> _GOAL_
Pull each line containing "draw" out of the data and copy it.

> _SOURCE MATERIAL_
==========

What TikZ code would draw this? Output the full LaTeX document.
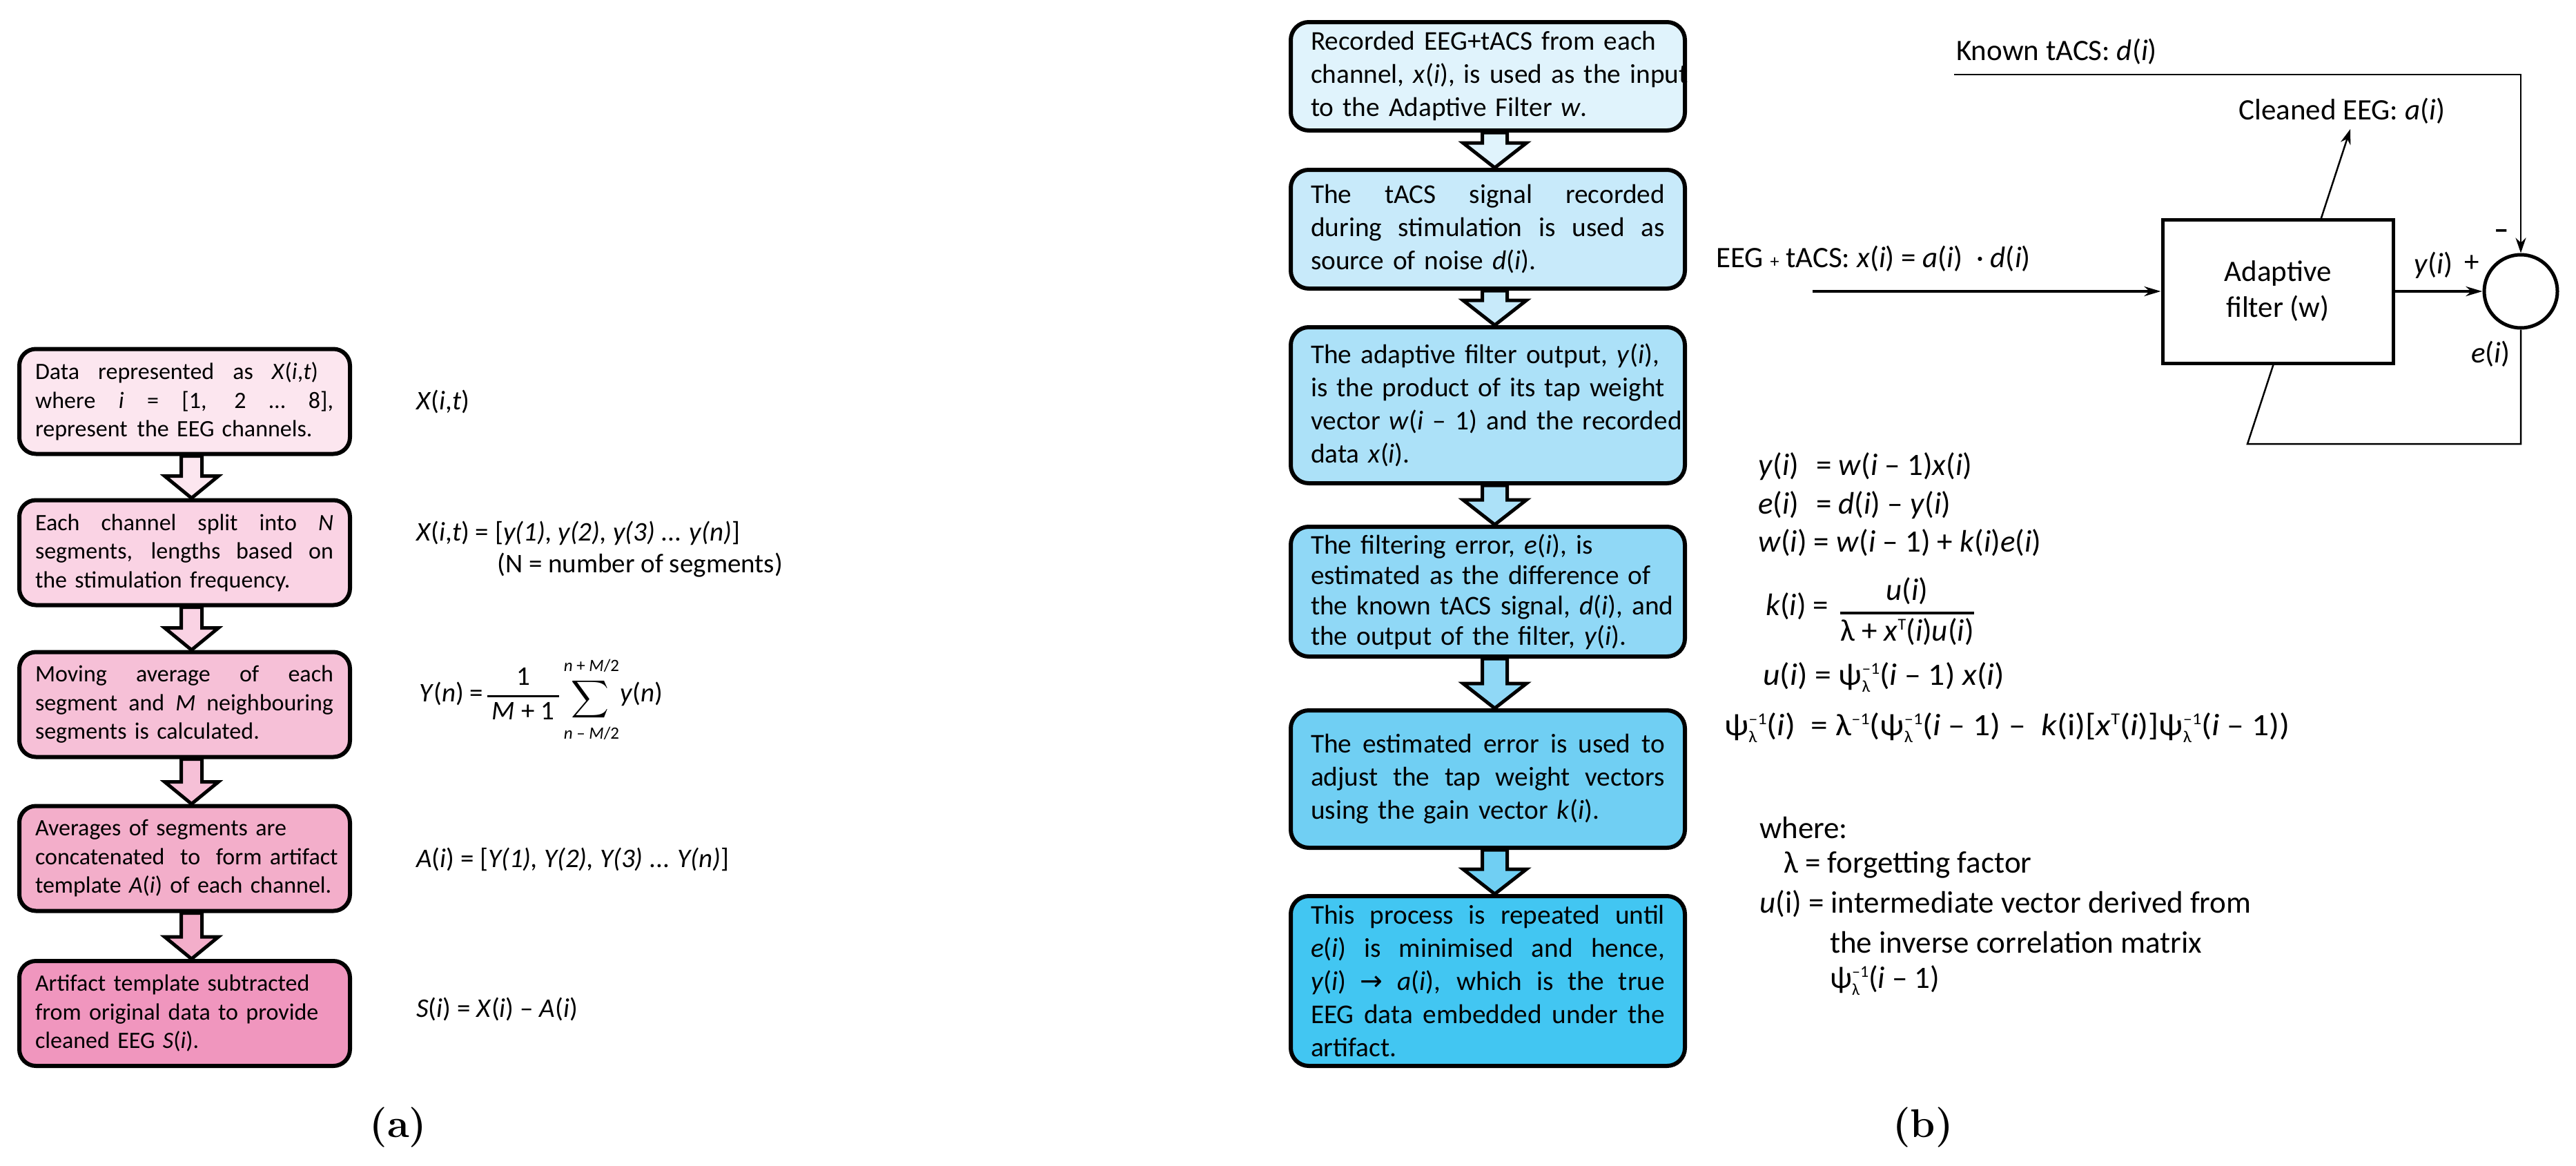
\documentclass[tikz,border=0pt]{standalone}
\usepackage{fontspec}
\usepackage{graphicx}
\usetikzlibrary{arrows.meta,calc}
\newfontfamily\calib{Carlito}
\newfontfamily\djv{DejaVu Sans}
\definecolor{pa1}{HTML}{FCE6EF}
\definecolor{pa2}{HTML}{FAD3E4}
\definecolor{pa3}{HTML}{F6C0D7}
\definecolor{pa4}{HTML}{F3AECA}
\definecolor{pa5}{HTML}{F096BE}
\definecolor{bl1}{HTML}{E0F3FC}
\definecolor{bl2}{HTML}{C8EAFA}
\definecolor{bl3}{HTML}{ACE1F8}
\definecolor{bl4}{HTML}{90D8F6}
\definecolor{bl5}{HTML}{70CFF3}
\definecolor{bl6}{HTML}{42C6F2}
\newcommand{\myi}{\textit{i}}
\newcommand{\stk}[2]{\makebox[0pt][l]{\raisebox{-10pt}{\fontsize{24}{24}\selectfont #1}}\raisebox{16pt}{\fontsize{24}{24}\selectfont #2}}
\newcommand{\supx}[1]{\raisebox{16pt}{\fontsize{24}{24}\selectfont #1}}
\newcommand{\psiinv}{ψ\stk{λ}{–1}}
\newcommand{\jl}[2]{{\spaceskip=\fontdimen2\font plus 1fil\relax\xspaceskip=\spaceskip\makebox[#1pt][s]{#2}}}
\newcommand{\blockarrow}[6]{%
 \path[draw=black,line width=5pt,fill=#3,line join=miter] let \p1=(#1.south), \p2=(#2.north) in
 ({\x1+10pt-#4pt},{\y1}) -- ({\x1+10pt-#4pt},{\y2+#6pt}) -- ({\x1+10pt-#5pt},{\y2+#6pt}) -- ({\x1+10pt},{\y2}) -- ({\x1+10pt+#5pt},{\y2+#6pt}) -- ({\x1+10pt+#4pt},{\y2+#6pt}) -- ({\x1+10pt+#4pt},{\y1}) -- cycle;}
\tikzset{
 abox/.style={draw=black, line width=6pt, rounded corners=24pt, minimum width=479pt, minimum height=152pt, text width=433pt, inner xsep=23pt, inner ysep=0pt, align=left, font=\calib\fontsize{34}{41.5}\selectfont},
 bbox/.style={draw=black, line width=6pt, rounded corners=26pt, minimum width=571pt, text width=513pt, inner xsep=29pt, inner ysep=0pt, align=left, font=\calib\fontsize{39.3}{48}\selectfont},
 eqa/.style={anchor=west, inner sep=0pt, font=\calib\fontsize{39}{47}\selectfont},
 eqb/.style={anchor=west, inner sep=0pt, font=\calib\fontsize{45}{55}\selectfont},
 lab/.style={inner sep=0pt, font=\calib\fontsize{43}{52}\selectfont},
 thinwire/.style={line width=2.5pt},
 thickwire/.style={line width=4.5pt},
 tipa/.style={-{Stealth[length=24pt,width=14pt]}},
 tipb/.style={-{Stealth[length=22pt,width=15pt]}},
 panellab/.style={inner sep=0pt, font=\fontsize{58}{60}\selectfont\bfseries}
}
\begin{document}
\begin{tikzpicture}[x=1pt,y=-1pt]
\fill[white] (0,0) rectangle (3732,1689);
\useasboundingbox (0,0) rectangle (3732,1689);

% ---------- panel (a) ----------
\node[abox, fill=pa1] (a1) at (267.5,581.5) {\jl{410}{Data represented as \textit{X}(\myi,\textit{t})}\\\jl{432}{where \myi{} = [1, 2 … 8],}\\\mbox{represent\hspace{14pt}the EEG channels.}};
\node[abox, fill=pa2] (a2) at (267.5,800.5) {\jl{432}{Each channel split into \textit{N}}\\\jl{432}{segments, lengths based on}\\\mbox{the stimulation frequency.}};
\node[abox, fill=pa3] (a3) at (267.5,1020.5) {\jl{432}{Moving average of each}\\\jl{432}{segment and \textit{M} neighbouring}\\\mbox{segments is calculated.}};
\node[abox, fill=pa4] (a4) at (267.5,1243.5) {\mbox{Averages of segments are}\\\mbox{concatenated\ \ to\ \ form artifact}\\\mbox{template \textit{A}(\myi) of each channel.}};
\node[abox, fill=pa5] (a5) at (267.5,1468) {\mbox{Artifact template subtracted}\\\mbox{from original data to provide}\\\mbox{cleaned EEG \textit{S}(\myi).}};
\blockarrow{a1}{a2}{pa1}{15}{39}{32}
\blockarrow{a2}{a3}{pa2}{15}{39}{32}
\blockarrow{a3}{a4}{pa3}{15}{39}{32}
\blockarrow{a4}{a5}{pa4}{15}{39}{32}

\node[eqa] (fa1) at (603,582) {\textit{X}(\myi,\textit{t})};
\node[eqa] (fa2) at (603,772) {\textit{X}(\myi,\textit{t}) = [\textit{y(1), y(2), y(3)} ... \textit{y(n)}]};
\node[eqa] (fa2b) at (720,819) {(N = number of segments)};
\node[eqa] (fa3) at (607,1005) {\textit{Y}(\textit{n}) =};
\node[inner sep=0pt, font=\calib\fontsize{39}{47}\selectfont] (fa3f) at (758,1008) {\setlength{\arrayrulewidth}{3pt}\begin{tabular}{@{\,}c@{\,}}1\\\hline \textit{M} + 1\end{tabular}};
\node[inner sep=0pt] (fa3s) at (855,1013) {\scalebox{3.8}{$\displaystyle\sum$}};
\node[inner sep=0pt, font=\calib\fontsize{25}{30}\selectfont] (fa3u) at (857,964) {\textit{n} + \textit{M}/2};
\node[inner sep=0pt, font=\calib\fontsize{25}{30}\selectfont] (fa3l) at (857,1062) {\textit{n} – \textit{M}/2};
\node[eqa] (fa3y) at (898,1005) {\textit{y}(\textit{n})};
\node[eqa] (fa4) at (603,1245) {\textit{A}(\myi) = [\textit{Y(1), Y(2), Y(3)} ... \textit{Y(n)}]};
\node[eqa] (fa5) at (603,1462) {\textit{S}(\myi) = \textit{X}(\myi) – \textit{A}(\myi)};

\node[panellab] (la) at (577,1633) {(a)};

% ---------- panel (b) ----------
\node[bbox, fill=bl1, minimum height=157pt] (b1) at (2155.5,110.5) {\mbox{Recorded EEG+tACS from each}\\\mbox{channel, \textit{x}(\myi), is used as the input}\\\mbox{to the Adaptive Filter \textit{w}.}};
\node[bbox, fill=bl2, minimum height=172pt] (b2) at (2155.5,332) {\jl{513}{The tACS signal recorded}\\\jl{513}{during stimulation is used as}\\\mbox{source of noise \textit{d}(\myi).}};
\node[bbox, fill=bl3, minimum height=226pt] (b3) at (2155.5,587) {\mbox{The adaptive filter output, \textit{y}(\myi),}\\\mbox{is the product of its tap weight}\\\mbox{vector \textit{w}(\myi{} – 1) and the recorded}\\\mbox{data \textit{x}(\myi).}};
\node[bbox, fill=bl4, minimum height=188pt, font=\calib\fontsize{39.3}{44}\selectfont] (b4) at (2155.5,857) {\mbox{The filtering error, \textit{e}(\myi), is}\\\mbox{estimated as the difference of}\\\mbox{the known tACS signal, \textit{d}(\myi), and}\\\mbox{the output of the filter, \textit{y}(\myi).}};
\node[bbox, fill=bl5, minimum height=199pt] (b5) at (2155.5,1128.5) {\jl{513}{The estimated error is used to}\\\jl{513}{adjust the tap weight vectors}\\\mbox{using the gain vector \textit{k}(\myi).}};
\node[bbox, fill=bl6, minimum height=246pt] (b6) at (2155.5,1421) {\jl{513}{This process is repeated until}\\\jl{513}{\textit{e}(\myi) is minimised and hence,}\\\jl{513}{\textit{y}(\myi) {\djv →} \textit{a}(\myi), which is the true}\\\jl{513}{EEG data embedded under the}\\\mbox{artifact.}};
\blockarrow{b1}{b2}{bl1}{18}{46}{36}
\blockarrow{b2}{b3}{bl2}{18}{46}{36}
\blockarrow{b3}{b4}{bl3}{18}{46}{36}
\blockarrow{b4}{b5}{bl4}{18}{46}{36}
\blockarrow{b5}{b6}{bl5}{18}{46}{36}

% equations (b)
\node[eqb] (q1) at (2547,676) {\makebox[84pt][l]{\textit{y}(\myi)}= \textit{w}(\myi{} – 1)\textit{x}(\myi)};
\node[eqb] (q2) at (2547,732) {\makebox[84pt][l]{\textit{e}(\myi)}= \textit{d}(\myi) – \textit{y}(\myi)};
\node[eqb] (q3) at (2547,786) {\textit{w}(\myi) = \textit{w}(\myi{} – 1) + \textit{k}(\myi)\textit{e}(\myi)};
\node[eqb] (q4) at (2558,878) {\textit{k}(\myi) =};
\node[inner sep=0pt, font=\calib\fontsize{45}{55}\selectfont] (q4f) at (2763,888) {\setlength{\arrayrulewidth}{3.5pt}\begin{tabular}{@{}c@{}}\textit{u}(\myi)\\\hline λ + \textit{x}\supx{T}(\myi)\textit{u}(\myi)\end{tabular}};
\node[eqb] (q5) at (2554,981) {\scalebox{1.06}[1]{\textit{u}(\myi) = \psiinv(\myi{} – 1) \textit{x}(\myi)}};
\node[eqb] (q6) at (2498,1054) {\scalebox{1.1}[1]{\psiinv(\myi)\ \ = λ\supx{–1}(\psiinv(\myi{} – 1) –\ \ \textit{k}(i)[\textit{x}\supx{T}(\myi)]\psiinv(\myi{} – 1))}};
\node[eqb] (wh) at (2549,1199) {where:};
\node[eqb] (w1) at (2584,1253) {λ = forgetting factor};
\node[eqb] (w2) at (2549,1309) {\textit{u}(i) = intermediate vector derived from};
\node[eqb] (w3) at (2651,1365) {the inverse correlation matrix};
\node[eqb] (w4) at (2651,1420) {\psiinv(\myi{} – 1)};

\node[panellab] (lb) at (2786,1633) {(b)};

% ---------- adaptive filter diagram ----------
\node[circle, draw=black, line width=5pt, minimum size=106pt, inner sep=0pt] (sum) at (3652,422) {};
\coordinate (fb1) at (3652,643);
\coordinate (fb2) at (3256,643);
\coordinate (ce) at (3405,187);
\draw[thinwire, tipb] (sum.south) -- (fb1) -- (fb2) -- (ce);
\node[draw=black, line width=5pt, fill=white, minimum width=334pt, minimum height=208pt, align=center, font=\calib\fontsize{43}{52}\selectfont] (af) at (3300,422) {Adaptive\\filter (w)};
\coordinate (in) at (2626,422);
\draw[thickwire, tipa] (in) -- (af.west);
\draw[thickwire, tipa] (af.east) -- (sum.west);
\coordinate (kt) at (2831,108);
\coordinate (ktc) at (3652,108);
\draw[thinwire, tipb] (kt) -- (ktc) -- (sum.north);

\node[lab, anchor=west] (kl) at (2834,75) {Known tACS: \textit{d}(\myi)};
\node[lab, anchor=west] (cl) at (3243,161) {Cleaned EEG: \textit{a}(\myi)};
\node[lab, anchor=west] (il) at (2486,375) {EEG {\fontsize{26}{26}\selectfont +} tACS: \textit{x}(\myi) = \textit{a}(\myi)\ \ · \textit{d}(\myi)};
\node[lab, anchor=west] (yl) at (3497,384) {\textit{y}(\myi)};
\node[lab] (pl) at (3581,382) {+};
\node[lab] (ml) at (3624,339) {\bfseries –};
\node[lab, anchor=west] (el) at (3580,513) {\textit{e}(\myi)};
\end{tikzpicture}
\end{document}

==========

> _THE RESULT_
What TikZ code would draw this? Output the full LaTeX document.
 \path[draw=black,line width=5pt,fill=#3,line join=miter] let \p1=(#1.south), \p2=(#2.north) in
 abox/.style={draw=black, line width=6pt, rounded corners=24pt, minimum width=479pt, minimum height=152pt, text width=433pt, inner xsep=23pt, inner ysep=0pt, align=left, font=\calib\fontsize{34}{41.5}\selectfont},
 bbox/.style={draw=black, line width=6pt, rounded corners=26pt, minimum width=571pt, text width=513pt, inner xsep=29pt, inner ysep=0pt, align=left, font=\calib\fontsize{39.3}{48}\selectfont},
\node[circle, draw=black, line width=5pt, minimum size=106pt, inner sep=0pt] (sum) at (3652,422) {};
\draw[thinwire, tipb] (sum.south) -- (fb1) -- (fb2) -- (ce);
\node[draw=black, line width=5pt, fill=white, minimum width=334pt, minimum height=208pt, align=center, font=\calib\fontsize{43}{52}\selectfont] (af) at (3300,422) {Adaptive\\filter (w)};
\draw[thickwire, tipa] (in) -- (af.west);
\draw[thickwire, tipa] (af.east) -- (sum.west);
\draw[thinwire, tipb] (kt) -- (ktc) -- (sum.north);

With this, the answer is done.